By Will Dunham - Thursday
WASHINGTON (Reuters) - Astronomers have discovered what may be the earliest and most distant galaxy ever observed, one that formed relatively soon after the Big Bang event that marked the origin of the universe and may be populated by the novel first generation of stars.
The galaxy, called HD1, dates from a bit more than 300 million years after the Big Bang that occurred about 13.8 billion years ago, researchers said on Thursday. The observations suggest HD1 formed stars at a staggering rate - perhaps about 100 new stars annually - or instead harbored what would be the earliest-known supermassive black hole, they added.
Because of how long light takes to travel immense distances - 5.9 trillion miles (9.5 trillion km) in a year - observing objects such as HD1 amounts to peering back in time. If the data is confirmed by future observations, HD1 would supplant one called GN-z11 as the earliest-known galaxy by about 100 million years. HD1 would be considered the earliest and furthest known astronomical entity.
© Reuters/HARIKANE ET ALTimeline graphic displays the earliest galaxy candidates and the history of the universe
The researchers used data from telescopes in Hawaii and Chile and the orbiting Spitzer Space Telescope. They hope to obtain more clarity using the James Webb Space Telescope, due to become operational within months after being launched by NASA in December.
"Observational information on HD1 is limited and other physical properties remain a mystery including its shape, total mass and metallicity," said University of Tokyo astrophysicist Yuichi Harikane, lead author of research detailing the discovery published in the Astrophysical Journal.
Metallicity refers to the proportion of material other than the gases hydrogen and helium that were present in the primordial universe.
"The difficulty is that this is almost the limit of the capabilities of current telescopes in terms of both sensitivity and wavelength," Harikane added.
Galaxies are vast assemblages of stars and interstellar matter bound by gravitational attraction, like the Milky Way in which our solar system resides. The first galaxies, arising 100 million to 150 million years after the Big Bang, were less massive and denser than those existing today, with many fewer stars.
The researchers said HD1, with a mass perhaps 10 billion times greater than our sun, may have been populated with the very first generation of stars. These so-called Population III stars are hypothesized as extremely massive, luminous, hot and short-lived, composed almost exclusively of hydrogen and helium.
"After the Big Bang, some regions in space ended up being denser than others, and this attracted progressively more matter. This effect created large concentrations of gas, some of which collapsed to form stars," said astrophysicist Fabio Pacucci of the Center for Astrophysics-Harvard & Smithsonian, lead author of a related study
https://academic.oup.com/mnrasl/advance-article-abstract/doi/10.1093/mnrasl/slac035/6564647?redirectedFrom=fulltext in the journal Monthly Notices of the Royal Astronomical Society Letters.

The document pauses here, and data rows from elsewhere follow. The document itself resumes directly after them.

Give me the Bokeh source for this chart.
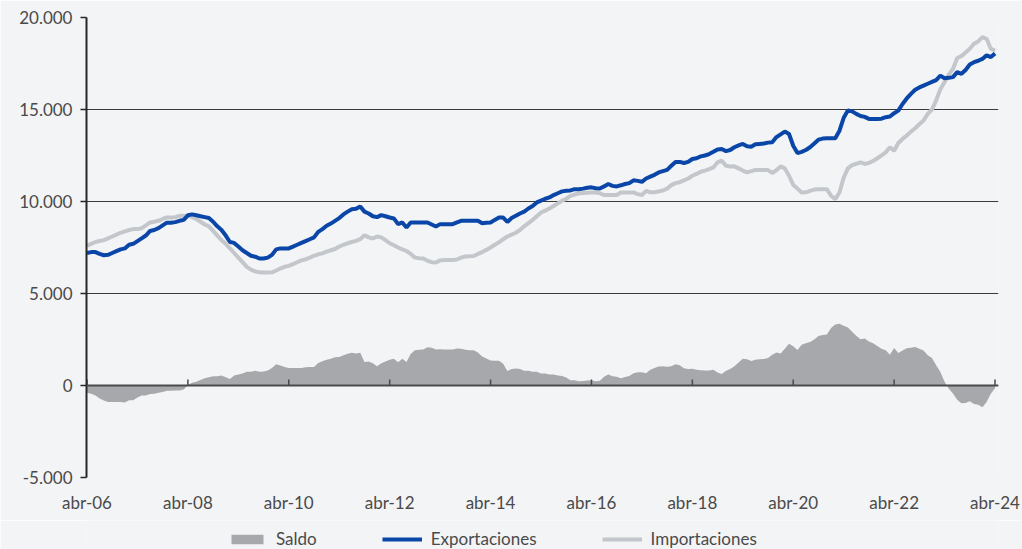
from bokeh.plotting import figure
from bokeh.layouts import column
from bokeh.models import (ColumnDataSource, Range1d, FixedTicker, Legend, LegendItem, Span)
from bokeh.embed import file_html
from bokeh.resources import INLINE

# ---- data (monthly, abr-06 .. abr-24) ----
exportaciones = [
    7200, 7250, 7250, 7150, 7080, 7100, 7200, 7300, 7400, 7450, 7650, 7700,
    7850, 8000, 8150, 8400, 8450, 8550, 8700, 8850, 8850, 8880, 8950, 9000,
    9250, 9300, 9250, 9200, 9150, 9100, 8900, 8650, 8450, 8150, 7800, 7750,
    7550, 7350, 7200, 7050, 7000, 6900, 6900, 6950, 7100, 7400, 7450, 7450,
    7450, 7550, 7650, 7750, 7850, 7950, 8050, 8350, 8500, 8680, 8800, 8950,
    9100, 9300, 9450, 9580, 9600, 9730, 9450, 9350, 9200, 9150, 9260, 9200,
    9130, 9080, 8770, 8860, 8590, 8860, 8860, 8860, 8860, 8860, 8750, 8640,
    8770, 8770, 8770, 8770, 8860, 8950, 8950, 8950, 8950, 8950, 8820, 8840,
    8860, 9000, 9130, 9130, 8890, 9100, 9220, 9350, 9450, 9620, 9750, 9950,
    10050, 10150, 10220, 10350, 10450, 10550, 10580, 10600, 10670, 10670, 10700, 10750,
    10770, 10720, 10710, 10820, 10950, 10850, 10820, 10880, 10950, 11000, 11150, 11120,
    11070, 11250, 11350, 11450, 11580, 11650, 11720, 11940, 12150, 12150, 12090, 12150,
    12310, 12350, 12450, 12500, 12580, 12700, 12830, 12850, 12740, 12800, 12950, 13050,
    13130, 13000, 12980, 13110, 13130, 13150, 13200, 13220, 13500, 13650, 13800, 13670,
    13030, 12630, 12700, 12800, 12950, 13150, 13360, 13420, 13440, 13440, 13440, 13850,
    14550, 14950, 14900, 14760, 14650, 14600, 14490, 14490, 14490, 14500, 14580, 14620,
    14800, 14940, 15300, 15600, 15850, 16070, 16200, 16300, 16400, 16500, 16600, 16840,
    16700, 16720, 16760, 17030, 16940, 17150, 17450, 17570, 17650, 17750, 17950, 17850,
    18050,
]
importaciones = [
    7600, 7700, 7800, 7850, 7900, 8000, 8100, 8200, 8300, 8380, 8450, 8500,
    8500, 8550, 8700, 8860, 8900, 8950, 9050, 9130, 9130, 9150, 9220, 9220,
    9220, 9150, 9050, 8900, 8750, 8650, 8400, 8150, 7900, 7700, 7450, 7200,
    6950, 6700, 6450, 6300, 6200, 6150, 6140, 6140, 6150, 6250, 6360, 6450,
    6500, 6600, 6700, 6800, 6860, 6950, 7050, 7130, 7180, 7280, 7350, 7420,
    7550, 7650, 7730, 7800, 7860, 7950, 8170, 8050, 7990, 8100, 8050, 7900,
    7730, 7620, 7500, 7400, 7310, 7150, 6950, 6920, 6900, 6780, 6700, 6680,
    6800, 6820, 6820, 6820, 6850, 6950, 7010, 7030, 7040, 7150, 7250, 7370,
    7500, 7650, 7780, 7950, 8100, 8200, 8300, 8450, 8650, 8820, 9000, 9200,
    9400, 9500, 9620, 9750, 9900, 10040, 10150, 10310, 10380, 10440, 10460, 10480,
    10490, 10490, 10450, 10350, 10350, 10350, 10350, 10490, 10490, 10490, 10490, 10400,
    10350, 10580, 10500, 10500, 10550, 10600, 10700, 10890, 11000, 11050, 11150, 11250,
    11400, 11500, 11620, 11680, 11760, 11850, 12130, 12220, 11940, 11900, 11910, 11800,
    11680, 11580, 11650, 11710, 11710, 11710, 11710, 11550, 11700, 11910, 11800, 11400,
    10900, 10700, 10490, 10500, 10580, 10650, 10670, 10670, 10670, 10310, 10130, 10490,
    11300, 11800, 11980, 12050, 12130, 12040, 12100, 12200, 12350, 12500, 12670, 12950,
    12760, 13180, 13400, 13580, 13800, 13980, 14200, 14400, 14760, 15000, 15500, 16100,
    16500, 16900, 17200, 17800, 17900, 18100, 18300, 18570, 18700, 18930, 18840, 18300,
    18200,
]
saldo = [e - i for e, i in zip(exportaciones, importaciones)]
meses = list(range(len(exportaciones)))

x_tick_pos = [0, 24, 48, 72, 96, 120, 144, 168, 192, 216]
x_tick_labels = ["abr-06", "abr-08", "abr-10", "abr-12", "abr-14",
                 "abr-16", "abr-18", "abr-20", "abr-22", "abr-24"]
y_tick_pos = [-5000, 0, 5000, 10000, 15000, 20000]
y_tick_labels = ["-5.000", "0", "5.000", "10.000", "15.000", "20.000"]
series_names = ["Saldo", "Exportaciones", "Importaciones"]

# ---- style ----
BG = "#f3f4f6"
BLUE = "#0a46a8"
LIGHT = "#c3c7cb"
AREA = "#a7a8ab"
TXT = "#4a4a4a"
FONT = "Lato"
LW = 4

src = ColumnDataSource(dict(x=meses, exp=exportaciones, imp=importaciones, saldo=saldo))

p = figure(width=1022, height=520, output_backend="svg", toolbar_location=None,
           x_range=Range1d(-0.12, 216.83), y_range=Range1d(-5000, 20000),
           min_border_left=86, min_border_right=24, min_border_top=17, min_border_bottom=43)
p.background_fill_color = BG
p.border_fill_color = BG
p.outline_line_color = None

# grid
p.xgrid.grid_line_color = None
p.ygrid.ticker = FixedTicker(ticks=y_tick_pos)
p.ygrid.grid_line_color = "#3a3a3a"
p.ygrid.grid_line_width = 1

# y axis
ya = p.yaxis[0]
ya.ticker = FixedTicker(ticks=y_tick_pos)
ya.major_label_overrides = {v: l for v, l in zip(y_tick_pos, y_tick_labels)}
ya.axis_line_color = "#262626"
ya.axis_line_width = 2
ya.major_tick_line_color = "#262626"
ya.major_tick_line_width = 1.5
ya.major_tick_out = 6
ya.major_tick_in = 0
ya.minor_tick_line_color = None
ya.major_label_standoff = 8
ya.major_label_text_font = FONT
ya.major_label_text_font_size = "17px"
ya.major_label_text_color = TXT

# x axis
xa = p.xaxis[0]
xa.ticker = FixedTicker(ticks=x_tick_pos)
xa.major_label_overrides = {v: l for v, l in zip(x_tick_pos, x_tick_labels)}
xa.axis_line_color = None
xa.major_tick_line_color = None
xa.minor_tick_line_color = None
xa.major_tick_out = 0
xa.major_tick_in = 0
xa.major_label_standoff = 14
xa.major_label_text_font = FONT
xa.major_label_text_font_size = "17px"
xa.major_label_text_color = TXT

# series
p.varea(x="x", y1=0, y2="saldo", source=src, fill_color=AREA)
p.line("x", "imp", source=src, line_color=LIGHT, line_width=LW)
p.line("x", "exp", source=src, line_color=BLUE, line_width=LW)

# zero line with upward ticks
p.add_layout(Span(location=0, dimension="width", line_color="#4a4a4a", line_width=2))
p.segment(x0=x_tick_pos, y0=[0] * len(x_tick_pos), x1=x_tick_pos, y1=[330] * len(x_tick_pos),
          line_color="#4a4a4a", line_width=1.5)

# ---- legend strip (separate small figure under the chart) ----
q = figure(width=1022, height=29, output_backend="svg", toolbar_location=None,
           x_range=Range1d(-1000, -999), y_range=Range1d(-1000, -999),
           x_axis_type=None, y_axis_type=None,
           min_border_left=0, min_border_right=0, min_border_top=0, min_border_bottom=0)
q.background_fill_color = BG
q.border_fill_color = BG
q.outline_line_color = None
q.xgrid.grid_line_color = None
q.ygrid.grid_line_color = None
# same series, drawn outside the visible range; only their legend swatches show
l_saldo = q.varea(x="x", y1=0, y2="saldo", source=src, fill_color=AREA)
l_exp = q.line("x", "exp", source=src, line_color=BLUE, line_width=LW)
l_imp = q.line("x", "imp", source=src, line_color=LIGHT, line_width=LW)

legend = Legend(items=[LegendItem(label=series_names[0], renderers=[l_saldo]),
                       LegendItem(label=series_names[1], renderers=[l_exp]),
                       LegendItem(label=series_names[2], renderers=[l_imp])],
                orientation="horizontal", location=(141, 0),
                background_fill_alpha=0, border_line_color=None,
                glyph_width=40, glyph_height=12, label_height=16, label_standoff=9,
                spacing=65, padding=2, margin=0,
                label_text_font=FONT, label_text_font_size="17px", label_text_color=TXT)
q.add_layout(legend, "center")

layout = column(p, q, spacing=0)
open("out.html", "w").write(file_html(layout, INLINE))
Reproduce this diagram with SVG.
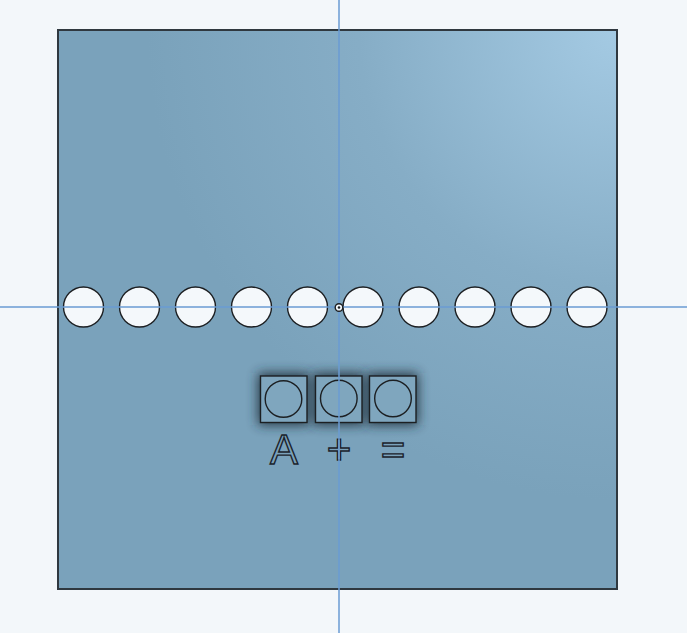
<svg xmlns="http://www.w3.org/2000/svg" width="687" height="633" viewBox="0 0 687 633">
  <defs>
    <radialGradient id="plateGrad" gradientUnits="userSpaceOnUse" cx="617" cy="30" r="470">
      <stop offset="0" stop-color="#a4cae3"/>
      <stop offset="0.55" stop-color="#86adc6"/>
      <stop offset="1" stop-color="#7aa2bb"/>
    </radialGradient>
    <filter id="shadow" x="-60%" y="-60%" width="220%" height="220%">
      <feGaussianBlur stdDeviation="6"/>
    </filter>
    <style>
      .hole { fill: #f4f8fb; stroke: #1c1f22; stroke-width: 1.4; }
      .key { fill: #7fa6be; stroke: #1c1f22; stroke-width: 1.4; }
      .keyhole { fill: none; stroke: #1c1f22; stroke-width: 1.4; }
      .shade { fill: #22313d; opacity: 0.95; filter: url(#shadow); }
      .axis { stroke: #6a9bd3; stroke-width: 1.5; fill: none; }
      .legend { font-family: "Liberation Sans", Arial, sans-serif; font-size: 42px; fill: none; stroke: #1a232b; stroke-width: 1.4; text-anchor: middle; }
    </style>
  </defs>
  <rect width="687" height="633" fill="#f3f7fa"/>
  <g id="plate">
    <rect x="58" y="30" width="559" height="559" fill="url(#plateGrad)" stroke="#2f383f" stroke-width="2"/>
  </g>
  <g id="holes">
    <circle class="hole" cx="83.5" cy="307" r="20"/>
    <circle class="hole" cx="139.5" cy="307" r="20"/>
    <circle class="hole" cx="195.5" cy="307" r="20"/>
    <circle class="hole" cx="251.5" cy="307" r="20"/>
    <circle class="hole" cx="307.5" cy="307" r="20"/>
    <circle class="hole" cx="363" cy="307" r="20"/>
    <circle class="hole" cx="419" cy="307" r="20"/>
    <circle class="hole" cx="475" cy="307" r="20"/>
    <circle class="hole" cx="531" cy="307" r="20"/>
    <circle class="hole" cx="587" cy="307" r="20"/>
  </g>
  <g id="keys">
    <rect class="shade" x="258" y="373" width="51" height="52"/>
    <rect class="shade" x="313" y="373" width="51" height="52"/>
    <rect class="shade" x="367" y="373" width="51" height="52"/>
    <g id="key-a">
      <rect class="key" x="260.5" y="376" width="46.5" height="46.5"/>
      <circle class="keyhole" cx="283.5" cy="399" r="18.3"/>
    </g>
    <g id="key-plus">
      <rect class="key" x="315.5" y="376" width="46.5" height="46.5"/>
      <circle class="keyhole" cx="338.8" cy="398.5" r="18.3"/>
    </g>
    <g id="key-eq">
      <rect class="key" x="369.5" y="376" width="46.5" height="46.5"/>
      <circle class="keyhole" cx="393" cy="398.5" r="18.3"/>
    </g>
  </g>
  <g id="legends">
    <text class="legend" x="284" y="464">A</text>
    <text class="legend" x="339" y="464">+</text>
    <text class="legend" x="393" y="464">=</text>
  </g>
  <g id="axes">
    <line class="axis" x1="0" y1="307" x2="687" y2="307"/>
    <line class="axis" x1="339" y1="0" x2="339" y2="633"/>
  </g>
  <g id="origin">
    <circle cx="339" cy="307.5" r="3.8" fill="#f4f8fb" stroke="#1c1f22" stroke-width="1.4"/>
    <circle cx="339" cy="307.5" r="1.3" fill="#1c1f22"/>
  </g>
</svg>
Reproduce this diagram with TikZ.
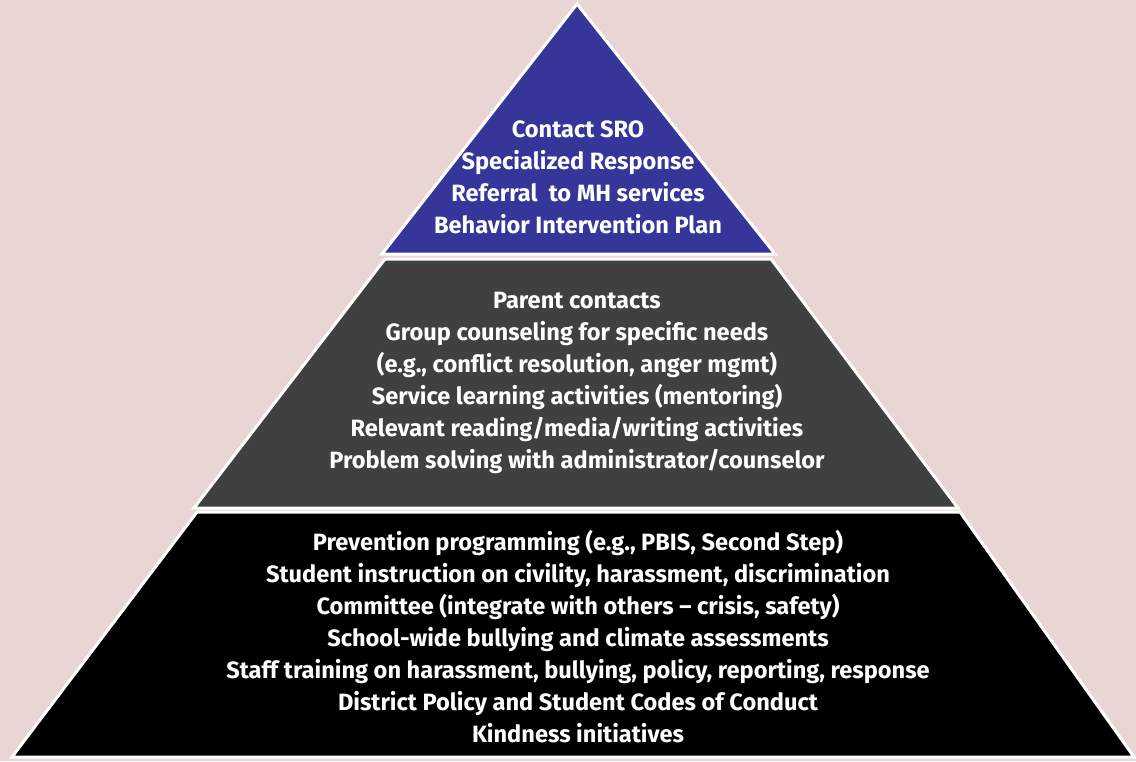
\documentclass[tikz,border=0pt]{standalone}
\usepackage{fontspec}
\setmainfont{Fira Sans}
\definecolor{bg}{HTML}{E9D6D4}
\definecolor{tierblue}{HTML}{35359A}
\definecolor{tiergray}{HTML}{404040}
\begin{document}
\begin{tikzpicture}[x=1pt,y=-1pt,
  tier/.style={draw=white,line width=3pt,line join=miter},
  tiertext/.style={text=white,align=center,font=\fontsize{23.6}{32}\selectfont\bfseries,inner sep=0pt}]
\fill[bg] (0,0) rectangle (1136,761);
\useasboundingbox (0,0) rectangle (1136,761);
% top tier
\filldraw[tier,fill=tierblue] (577,4) -- (775,254) -- (382,254) -- cycle;
% middle tier
\filldraw[tier,fill=tiergray] (385,259) -- (771,259) -- (958,508) -- (194,508) -- cycle;
% bottom tier
\filldraw[tier,fill=black] (197,512) -- (960,512) -- (1134,757) -- (12,757) -- cycle;
\node[tiertext] (toptext) at (578,177) {Contact SRO\\Specialized Response\\Referral\ \ to MH services\\Behavior Intervention Plan};
\node[tiertext] (midtext) at (577,383) {Parent contacts\\Group counseling for specific needs\\(e.g., conflict resolution, anger mgmt)\\Service learning activities (mentoring)\\Relevant reading/media/writing activities\\Problem solving with administrator/counselor};
\node[tiertext] (bottext) at (578,637) {Prevention programming (e.g., PBIS, Second Step)\\Student instruction on civility, harassment, discrimination\\Committee (integrate with others -- crisis, safety)\\School-wide bullying and climate assessments\\Staff training on harassment, bullying, policy, reporting, response\\District Policy and Student Codes of Conduct\\Kindness initiatives};
\end{tikzpicture}
\end{document}
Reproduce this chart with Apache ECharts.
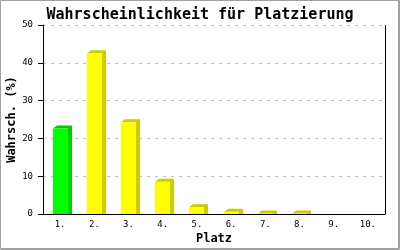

Elements heavier than hydrogen and helium were absent in the universe's initial stages, forged later inside the earliest stars and then spewed into interstellar space when they exploded at the ends of their life cycles.
HD1 was observed to possess extreme ultraviolet luminosity. Population III stars could emit more UV light than ordinary stars, with HD1 possibly "undergoing a very abrupt starburst," Pacucci said.
An alternative explanation for the UV luminosity could be a supermassive black hole about 100 million times more massive than our sun situated inside HD1, Pacucci added. Many galaxies including the Milky Way hold supermassive black holes at their centers. Until now, the earliest-known one of these was dated to about 700 million years after the Big Bang.
The earliest stars and galaxies paved the way for those existing today.
"The first galaxies ... were a millionth of the mass of the Milky Way and much denser. One way to think of them is as the building blocks in the construction project of present-day galaxies, like our own Milky Way," Harvard University theoretical physicist and study co-author Avi Loeb said.